Following that article, many bloggers pointed out how it would be great to see more diversity among those generally featured. I believe this speaks to the dearth of journalism on the subject of genderqueer identities, and the untapped potential for rich, engaging, thoughtful stories one could find within this vibrant community.

12 thoughts on “Genderqueer in Journalism

  1. It would also be great if there was attention given to older people coming out as non-binary – I find it a bit lonely and harder for people to understand, particularly when your visual appearance is not in line with how you feel.

    1. I thought a similar thing after reading some of the articles on Chloe’s project. The project is very much not just about “young adults”. I was photographed by Chloe after reading about the project from Micah on tumblr. I’m 38 and I attend a genderqueer support group in Berkeley that has people from their late teens up through their 60s. We’re really quite varied.

  2. We lucked out when it comes to doctors. Our doctor didn’t understand what I meant when I said Jeremy identifies as non-binary trans but as soon as Jeremy explained that if gender was a cupcake, zie’d be a blue cupcake with pink frosting, our doctor replied with, “Oh, you’re bi-gender.”

    Jeremy’s currently mad at my new bathroom scale because it asks for a male or female option.

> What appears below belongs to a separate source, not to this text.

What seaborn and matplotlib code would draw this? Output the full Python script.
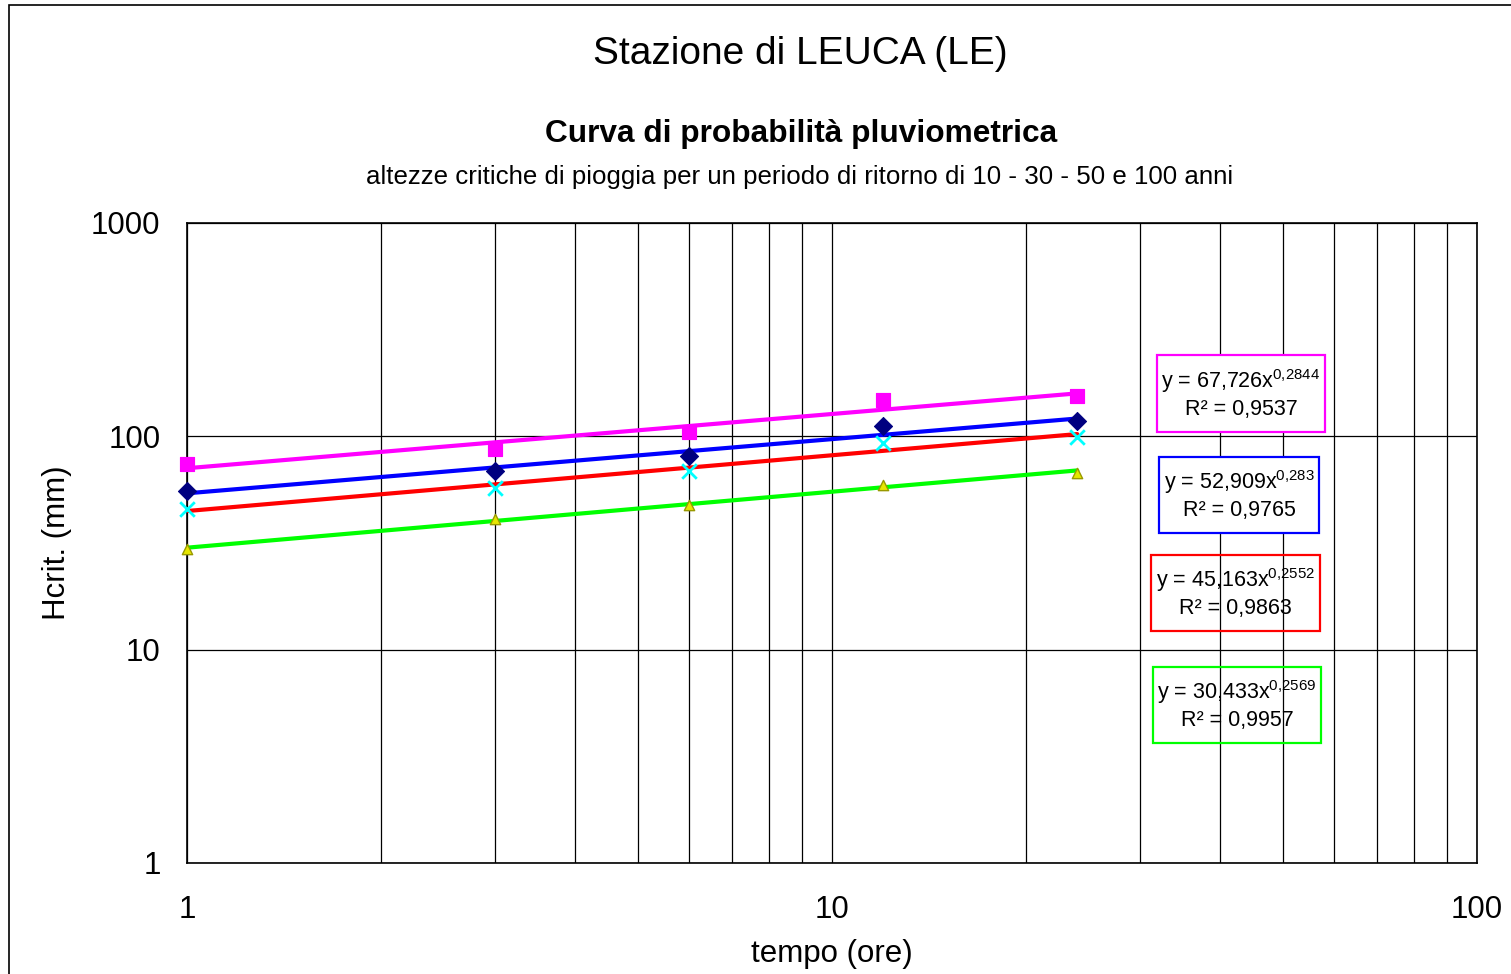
import numpy as np
import pandas as pd
import matplotlib
matplotlib.use("Agg")
import matplotlib.pyplot as plt
from matplotlib.patches import Rectangle
from matplotlib.ticker import FixedLocator, NullFormatter, NullLocator
import seaborn as sns

# durations (hours) and critical rainfall heights (mm)
durata = [1, 3, 6, 12, 24]
h_100 = [74.5, 87.3, 105.0, 148.6, 155.0]
h_50 = [55.6, 68.6, 81.2, 111.4, 117.6]
h_30 = [45.7, 57.3, 68.6, 93.1, 99.3]
h_10 = [29.5, 41.0, 47.9, 59.4, 67.3]

# equations printed on the chart
eq_a = ["67,726", "52,909", "45,163", "30,433"]
eq_b = ["0{,}2844", "0{,}283", "0{,}2552", "0{,}2569"]
eq_r2 = ["0,9537", "0,9765", "0,9863", "0,9957"]

sns.set_style("white")
plt.rcParams["font.family"] = ["Liberation Sans", "DejaVu Sans"]
plt.rcParams["mathtext.fontset"] = "custom"
plt.rcParams["mathtext.rm"] = "Liberation Sans"
plt.rcParams["mathtext.it"] = "Liberation Sans"
for k in ["text.color", "axes.labelcolor", "xtick.color", "ytick.color"]:
    plt.rcParams[k] = "black"

W, H = 1511, 974
fig = plt.figure(figsize=(W / 100, H / 100), dpi=100)
ax = fig.add_axes([187 / W, 111 / H, 1290 / W, 640 / H])

series = ["100", "50", "30", "10"]
line_cols = ["#FF00FF", "#0000FF", "#FF0000", "#00FF00"]
values = [h_100, h_50, h_30, h_10]

# power trend lines, fitted on the points in log-log space
xs = np.geomspace(1, 24, 80)
rows = []
for s, v in zip(series, values):
    b, la = np.polyfit(np.log10(durata), np.log10(v), 1)
    for x in xs:
        rows.append({"x": x, "y": 10 ** la * x ** b, "serie": s})
trend = pd.DataFrame(rows)
sns.lineplot(data=trend, x="x", y="y", hue="serie", palette=line_cols,
             hue_order=series, linewidth=3, legend=False, ax=ax, zorder=3)

# observed points
pts = pd.DataFrame({
    "x": durata * 4,
    "y": h_100 + h_50 + h_30 + h_10,
    "serie": ["100"] * 5 + ["50"] * 5 + ["30"] * 5 + ["10"] * 5,
})
sns.scatterplot(data=pts[pts.serie == "100"], x="x", y="y", marker="s",
                color="#FF00FF", s=110, edgecolor="#FF00FF", ax=ax,
                zorder=4, clip_on=False)
sns.scatterplot(data=pts[pts.serie == "50"], x="x", y="y", marker="D",
                color="#000080", s=85, edgecolor="#000080", ax=ax,
                zorder=4, clip_on=False)
sns.scatterplot(data=pts[pts.serie == "30"], x="x", y="y", marker="x",
                color="#00FFFF", s=110, linewidth=2, ax=ax, zorder=4,
                clip_on=False)
sns.scatterplot(data=pts[pts.serie == "10"], x="x", y="y", marker="^",
                color="#E6E600", s=55, edgecolor="#999900", linewidth=1,
                ax=ax, zorder=4, clip_on=False)

ax.set_xscale("log")
ax.set_yscale("log")
ax.set_xlim(1, 100)
ax.set_ylim(1, 1000)

ax.xaxis.set_major_locator(FixedLocator([1, 10, 100]))
ax.xaxis.set_minor_locator(FixedLocator([2, 3, 4, 5, 6, 7, 8, 9,
                                         20, 30, 40, 50, 60, 70, 80, 90]))
ax.xaxis.set_minor_formatter(NullFormatter())
ax.set_xticklabels(["1", "10", "100"])
ax.yaxis.set_major_locator(FixedLocator([1, 10, 100, 1000]))
ax.yaxis.set_minor_locator(NullLocator())
ax.set_yticklabels(["1", "10", "100", "1000"])

ax.grid(which="major", axis="both", color="black", linewidth=0.9)
ax.grid(which="minor", axis="x", color="black", linewidth=0.9)
ax.set_axisbelow(True)
for sp in ax.spines.values():
    sp.set_color("black")
    sp.set_linewidth(1.2)

ax.tick_params(axis="both", which="major", direction="out", length=6,
               width=1, color="black", labelsize=22.5)
ax.tick_params(axis="x", which="minor", length=0)
ax.tick_params(axis="x", pad=17)
ax.tick_params(axis="y", pad=13)

ax.set_xlabel("tempo (ore)", fontsize=22.5, labelpad=10)
ax.set_ylabel("Hcrit. (mm)", fontsize=22.5, labelpad=14)

# equation boxes (pixel rectangles: left, top, right, bottom)
boxes = [(1157, 355, 1325, 432), (1159, 457, 1319, 533),
         (1151, 555, 1320, 631), (1153, 667, 1321, 743)]
box_fill = ["white", "white", "none", "none"]
for i, (l, t, r, btm) in enumerate(boxes):
    fig.patches.append(Rectangle((l / W, 1 - btm / H), (r - l) / W,
                                 (btm - t) / H, transform=fig.transFigure,
                                 facecolor=box_fill[i],
                                 edgecolor=line_cols[i], linewidth=1.6,
                                 zorder=5))
    txt = ("y = " + eq_a[i] + "x$^{" + eq_b[i] + "}$\n"
           + "R² = " + eq_r2[i])
    fig.text((l + r) / 2 / W, 1 - (t + btm) / 2 / H, txt, fontsize=15.5,
             ha="center", va="center", linespacing=1.25, zorder=6)

fig.text(800 / W, 1 - 54 / H, "Stazione di LEUCA (LE)", fontsize=28,
         ha="center", va="center")
fig.text(801 / W, 1 - 134 / H, "Curva di probabilità pluviometrica",
         fontsize=22.8, fontweight="bold", ha="center", va="center")
fig.text(800 / W, 1 - 177 / H,
         "altezze critiche di pioggia per un periodo di ritorno di 10 - 30 - 50 e 100 anni",
         fontsize=18.6, ha="center", va="center")

# outer chart frame
fig.patches.append(Rectangle((9 / W, -0.1), 1.2, 1 - 5 / H + 0.1,
                             transform=fig.transFigure, fill=False,
                             edgecolor="black", linewidth=1.2))

fig.savefig("out.png", dpi=100)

Zie filched my old scale and is using that one instead. And zir health card is set to male… and there’s only male/female options for our passports. Zie’s got a long road ahead of zir.

    It’s great seeing those articles!

    1. That’s what I think is the primary purpose of these articles – they plant the seed in people’s minds about these words, identities, what they mean, when they wouldn’t normally be exposed to any of it. When they actually meet someone who’s non-binary it’s not as “out there” anymore.